Plan Element Description
Evaluation Objectives Clear statement of business needs and intended application of the system or software
Quality Characteristics Applicable characteristics derived from ISO/IEC 25010 and related standards
Priorities Prioritization of quality characteristics with supporting rationale
Quantifiable Targets Measurable quality objectives verified against interim or final deliverables
Responsibilities Assignment of all data collection, analysis, and reporting tasks
Evaluation Design Measurement methods, frequency, tools, and divergence handling
Analysis Methods Statistical techniques and presentation formats for results

Support for Evaluation Planning

The evaluation plan must be validated by the responsible organizational authority and acknowledged by all project personnel. It must quantify how objectives will be achieved, how measurements support the evaluation process, and how quantitative management is carried out during the evaluation. This transforms quality from a subjective assessment into a data-driven management discipline where decisions are based on objective evidence rather than intuition or anecdote.

Engineering Design Insights

From an engineering perspective, ISO/IEC 25001 provides several critical insights for practitioners. First, the standard recognizes that quality evaluation technology itself must be validated before widespread deployment — any new evaluation module should be placed under configuration control and documented before being adopted organization-wide. Second, the standard emphasizes technology transfer: training programs, tools, and environments must be prepared to support the adoption of new evaluation methods. This is particularly important when introducing automated testing tools, static analysis platforms, or performance benchmarking frameworks into an established development workflow.

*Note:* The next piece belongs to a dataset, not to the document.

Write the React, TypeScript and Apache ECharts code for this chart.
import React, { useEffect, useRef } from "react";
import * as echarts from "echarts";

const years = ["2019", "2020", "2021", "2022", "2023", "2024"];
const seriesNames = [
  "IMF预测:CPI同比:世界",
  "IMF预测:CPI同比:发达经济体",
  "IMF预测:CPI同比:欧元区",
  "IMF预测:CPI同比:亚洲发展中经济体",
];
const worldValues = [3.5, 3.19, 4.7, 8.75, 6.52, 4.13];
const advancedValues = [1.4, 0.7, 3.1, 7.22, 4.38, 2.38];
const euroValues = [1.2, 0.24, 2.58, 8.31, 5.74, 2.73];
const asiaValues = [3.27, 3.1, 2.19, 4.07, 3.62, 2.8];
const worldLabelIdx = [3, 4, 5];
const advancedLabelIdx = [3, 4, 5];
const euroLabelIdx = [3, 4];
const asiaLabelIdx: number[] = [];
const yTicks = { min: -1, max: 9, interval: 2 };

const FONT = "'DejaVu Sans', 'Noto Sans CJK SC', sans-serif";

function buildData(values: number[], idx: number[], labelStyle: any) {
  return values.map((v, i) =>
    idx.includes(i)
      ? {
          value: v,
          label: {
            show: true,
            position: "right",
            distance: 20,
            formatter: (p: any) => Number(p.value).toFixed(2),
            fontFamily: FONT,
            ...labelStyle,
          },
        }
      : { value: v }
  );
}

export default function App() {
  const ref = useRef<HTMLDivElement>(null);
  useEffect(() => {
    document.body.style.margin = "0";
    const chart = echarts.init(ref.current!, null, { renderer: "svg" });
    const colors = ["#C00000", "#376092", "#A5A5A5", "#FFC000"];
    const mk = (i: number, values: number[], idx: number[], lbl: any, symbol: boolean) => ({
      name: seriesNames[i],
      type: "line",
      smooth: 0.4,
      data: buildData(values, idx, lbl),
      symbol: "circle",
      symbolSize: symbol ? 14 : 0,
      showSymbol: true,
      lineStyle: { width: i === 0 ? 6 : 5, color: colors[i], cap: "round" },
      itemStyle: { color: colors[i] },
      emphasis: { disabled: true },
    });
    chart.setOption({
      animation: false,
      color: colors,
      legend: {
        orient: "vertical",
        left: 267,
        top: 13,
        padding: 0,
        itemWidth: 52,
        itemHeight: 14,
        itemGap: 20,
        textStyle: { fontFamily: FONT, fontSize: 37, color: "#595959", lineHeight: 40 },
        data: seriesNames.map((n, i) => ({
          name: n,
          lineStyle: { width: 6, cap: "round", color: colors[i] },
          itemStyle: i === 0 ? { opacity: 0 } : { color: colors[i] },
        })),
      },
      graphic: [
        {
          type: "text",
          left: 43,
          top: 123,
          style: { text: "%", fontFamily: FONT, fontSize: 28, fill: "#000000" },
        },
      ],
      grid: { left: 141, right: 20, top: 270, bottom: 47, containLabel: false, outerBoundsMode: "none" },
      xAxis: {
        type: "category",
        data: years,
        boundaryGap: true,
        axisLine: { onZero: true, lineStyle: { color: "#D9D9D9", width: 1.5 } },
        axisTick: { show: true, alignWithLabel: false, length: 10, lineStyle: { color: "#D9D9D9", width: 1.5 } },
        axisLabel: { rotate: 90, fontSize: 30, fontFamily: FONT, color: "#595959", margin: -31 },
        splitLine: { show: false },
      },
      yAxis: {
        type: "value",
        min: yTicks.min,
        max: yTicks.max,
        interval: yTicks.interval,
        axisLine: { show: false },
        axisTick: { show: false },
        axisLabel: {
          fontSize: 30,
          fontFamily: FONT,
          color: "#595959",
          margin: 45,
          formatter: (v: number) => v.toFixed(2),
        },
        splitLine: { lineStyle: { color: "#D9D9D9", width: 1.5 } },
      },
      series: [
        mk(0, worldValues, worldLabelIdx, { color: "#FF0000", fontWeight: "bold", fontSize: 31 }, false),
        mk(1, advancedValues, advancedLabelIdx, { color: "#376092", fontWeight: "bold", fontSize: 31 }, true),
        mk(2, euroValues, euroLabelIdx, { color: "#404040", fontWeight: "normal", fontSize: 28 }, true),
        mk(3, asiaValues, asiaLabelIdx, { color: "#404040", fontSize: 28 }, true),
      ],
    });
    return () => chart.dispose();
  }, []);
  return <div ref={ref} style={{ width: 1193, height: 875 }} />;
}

One of the most frequently overlooked requirements is the systematic collection and analysis of evaluation results for organizational improvement. Many organizations evaluate quality project-by-project but fail to aggregate lessons learned across the enterprise, losing invaluable experiential knowledge that could improve future project outcomes.

The standard also prescribes an assessment feedback loop: data captured during evaluations must be analyzed for effort spent, suitability of measurements, effectiveness of quality requirements specification, and overall evaluation effectiveness. When results prove satisfactory, the standard recommends proprietary standardization of the evaluation technology within the organization. This institutionalization of best practices is what separates mature quality engineering organizations from those that continually reinvent their evaluation approach.

Frequently Asked Questions

Q1: Who should use ISO/IEC 25001?
A: ISO/IEC 25001 is intended for anyone responsible for managing or performing software quality requirements specification and evaluation — including technology managers, quality assurance teams, developers, acquirers, and independent evaluators.
Q2: How does 25001 relate to other SQuaRE standards?
A: 25001 is the management and planning standard within the Quality Management Division (2500n). It references 25010 for quality models, 25030 for quality requirements, and 25040/25041 for evaluation processes, among others.
Q3: What is an Evaluation Group?
A: An evaluation group is an organizational unit responsible for specifying quality requirements and managing/implementing quality evaluation activities. It can be internal or external to the organization being evaluated.
Q4: Is ISO/IEC 25001 applicable only to software?
A: No. While primarily concerned with systems and software product quality, the standard also addresses corresponding process requirements and evaluation activities wherever relevant.